There have been cases of corps members declining postings to crisis prone areas like Borno and Adamawa states over activities of Boko Haram and Fulani herdsmen. Have you recorded similar cases in Benue State?
We have similar cases like that in Benue but we were quick to address them.

In Katsina-Ala for instance, there were cases of serious harassment of corps members by members of the communities, cases of robbery and attacks. I had to wade into the situation immediately. I get the government, Department of State Security (DSS), police, and the army involved and within a short period, there was massive deployment of security operatives to the area and sanity was restored.

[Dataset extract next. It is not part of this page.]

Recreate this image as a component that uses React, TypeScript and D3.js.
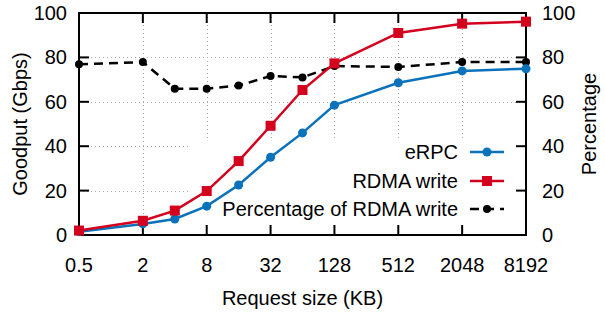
import React, { useRef, useEffect } from "react";
import * as d3 from "d3";

const sizes = [0.5, 2, 4, 8, 16, 32, 64, 128, 512, 2048, 8192];
const erpc = [1.5, 5, 7.2, 13, 22.5, 35, 46, 58.5, 68.6, 73.9, 74.9];
const rdma = [2, 6.4, 11, 19.8, 33.3, 49.2, 65.3, 77.3, 91, 95.2, 96.1];
const percentage = [76.9, 77.9, 65.9, 65.9, 67.3, 71.6, 71, 76.1, 75.7, 77.9, 77.9];
const xTicks = [0.5, 2, 8, 32, 128, 512, 2048, 8192];
const yTicks = [0, 20, 40, 60, 80, 100];

const W = 605;
const H = 313;
const M = { left: 79, right: 526, top: 13, bottom: 235 };
const BLUE = "#0a72ba";
const RED = "#d3001e";
const FONT = "'Liberation Sans', Arial, sans-serif";
const FS = 20;

export default function App() {
  const svgRef = useRef<SVGSVGElement>(null);

  useEffect(() => {
    const svg = d3.select(svgRef.current);
    svg.selectAll("*").remove();

    const x = d3.scaleLog().base(2).domain([0.5, 8192]).range([M.left, M.right]);
    const y = d3.scaleLinear().domain([0, 100]).range([M.bottom, M.top]);
    const y2 = d3.scaleLinear().domain([0, 100]).range([M.bottom, M.top]);

    // legend box area (grid hidden behind it)
    const key = { x0: 190, y0: 138 };

    const grid = svg.append("g").attr("stroke", "#aaa").attr("stroke-width", 1)
      .attr("stroke-dasharray", "1,3");
    yTicks.filter((t) => t > 0 && t < 100).forEach((t) => {
      const yy = Math.round(y(t)) + 0.5;
      const x1 = yy > key.y0 ? key.x0 : M.right;
      grid.append("line").attr("x1", M.left).attr("x2", x1).attr("y1", yy).attr("y2", yy);
    });
    xTicks.filter((t) => t > 0.5 && t < 8192).forEach((t) => {
      const xx = Math.round(x(t)) + 0.5;
      const y2v = xx > key.x0 ? key.y0 : M.bottom;
      grid.append("line").attr("x1", xx).attr("x2", xx).attr("y1", M.top).attr("y2", y2v);
    });

    // frame
    svg.append("rect").attr("x", M.left).attr("y", M.top)
      .attr("width", M.right - M.left).attr("height", M.bottom - M.top)
      .attr("fill", "none").attr("stroke", "#000").attr("stroke-width", 2);

    const ticks = svg.append("g").attr("stroke", "#000").attr("stroke-width", 2);
    const tl = 10;
    xTicks.forEach((t) => {
      const xx = x(t);
      ticks.append("line").attr("x1", xx).attr("x2", xx).attr("y1", M.bottom).attr("y2", M.bottom - tl);
      ticks.append("line").attr("x1", xx).attr("x2", xx).attr("y1", M.top).attr("y2", M.top + tl);
    });
    yTicks.forEach((t) => {
      ticks.append("line").attr("x1", M.left).attr("x2", M.left + tl).attr("y1", y(t)).attr("y2", y(t));
      ticks.append("line").attr("x1", M.right).attr("x2", M.right - tl).attr("y1", y2(t)).attr("y2", y2(t));
    });

    const text = svg.append("g").attr("font-family", FONT).attr("font-size", FS).attr("fill", "#000");
    xTicks.forEach((t) => {
      text.append("text").attr("x", x(t)).attr("y", 272).attr("text-anchor", "middle").text(String(t));
    });
    yTicks.forEach((t) => {
      text.append("text").attr("x", 67).attr("y", y(t) + 7).attr("text-anchor", "end").text(String(t));
      text.append("text").attr("x", 542).attr("y", y2(t) + 7).attr("text-anchor", "start").text(String(t));
    });
    text.append("text").attr("x", (M.left + M.right) / 2).attr("y", 305)
      .attr("text-anchor", "middle").text("Request size (KB)");
    text.append("text").attr("transform", `translate(27,${(M.top + M.bottom) / 2}) rotate(-90)`)
      .attr("text-anchor", "middle").text("Goodput (Gbps)");
    text.append("text").attr("transform", `translate(596,${(M.top + M.bottom) / 2}) rotate(-90)`)
      .attr("text-anchor", "middle").text("Percentage");

    const line = (vals: number[], ys: d3.ScaleLinear<number, number>) =>
      d3.line<number>().x((_, i) => x(sizes[i])).y((v) => ys(v))(vals);

    // percentage
    svg.append("path").attr("d", line(percentage, y2)).attr("fill", "none")
      .attr("stroke", "#000").attr("stroke-width", 2.5).attr("stroke-dasharray", "9,6");
    svg.append("g").selectAll("circle").data(percentage).join("circle")
      .attr("cx", (_, i) => x(sizes[i])).attr("cy", (v) => y2(v)).attr("r", 4).attr("fill", "#000");

    // eRPC
    svg.append("path").attr("d", line(erpc, y)).attr("fill", "none")
      .attr("stroke", BLUE).attr("stroke-width", 2.5);
    svg.append("g").selectAll("circle").data(erpc).join("circle")
      .attr("cx", (_, i) => x(sizes[i])).attr("cy", (v) => y(v)).attr("r", 4.5).attr("fill", BLUE);

    // RDMA
    svg.append("path").attr("d", line(rdma, y)).attr("fill", "none")
      .attr("stroke", RED).attr("stroke-width", 2.5);
    svg.append("g").selectAll("rect").data(rdma).join("rect")
      .attr("x", (_, i) => x(sizes[i]) - 5).attr("y", (v) => y(v) - 5)
      .attr("width", 10).attr("height", 10).attr("fill", RED);

    // legend
    const lx0 = 470, lx1 = 504, lm = 487, ltx = 458;
    const entries = [
      { label: "eRPC", y: 152, color: BLUE, marker: "circle", dash: null },
      { label: "RDMA write", y: 181, color: RED, marker: "square", dash: null },
      { label: "Percentage of RDMA write", y: 209, color: "#000", marker: "dot", dash: "9,6" },
    ];
    const lg = svg.append("g");
    entries.forEach((e) => {
      lg.append("text").attr("x", ltx).attr("y", e.y + 7).attr("text-anchor", "end")
        .attr("font-family", FONT).attr("font-size", FS).text(e.label);
      lg.append("line").attr("x1", lx0).attr("x2", lx1).attr("y1", e.y).attr("y2", e.y)
        .attr("stroke", e.color).attr("stroke-width", 2.5)
        .attr("stroke-dasharray", e.dash ?? null);
      if (e.marker === "circle") lg.append("circle").attr("cx", lm).attr("cy", e.y).attr("r", 4.5).attr("fill", e.color);
      if (e.marker === "square") lg.append("rect").attr("x", lm - 5).attr("y", e.y - 5).attr("width", 10).attr("height", 10).attr("fill", e.color);
      if (e.marker === "dot") lg.append("circle").attr("cx", lm).attr("cy", e.y).attr("r", 4).attr("fill", e.color);
    });
  }, []);

  return (
    <svg ref={svgRef} width={W} height={H} style={{ position: "absolute", left: 0, top: 0, background: "#fff" }} />
  );
}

When this was done, the corps members came to me that they don’t want to leave Katsina-Ala again as a result of the prevailing peace. Meanwhile, before I came, there was the Agatu issue. Up till now, we have still not been able to send corps members to Agatu.

The people have come to us, we are interacting with the government that the people have assured us of peace and security for them. So, we are yet to get a response from the government and we believe when that comes, we will send corps members to the local government.

There have been several calls in some quarters that the NYSC scheme be scrapped. What is your take on that?
If we succumb to such pressure, we will just be destroying the unity of Nigeria. I can tell you that I am here today because of NYSC and that has allowed the fabric of this nation to be knitted together. If we now decide to segment ourselves to our various locations, this country will go into pieces.

So, as a Nigerian, I believe that NYSC is as relevant today as it was when the founding fathers established it. The unity and integration that it was meant to foster is still very much on. What I am saying is that the NYSC should be and must be allowed to continue.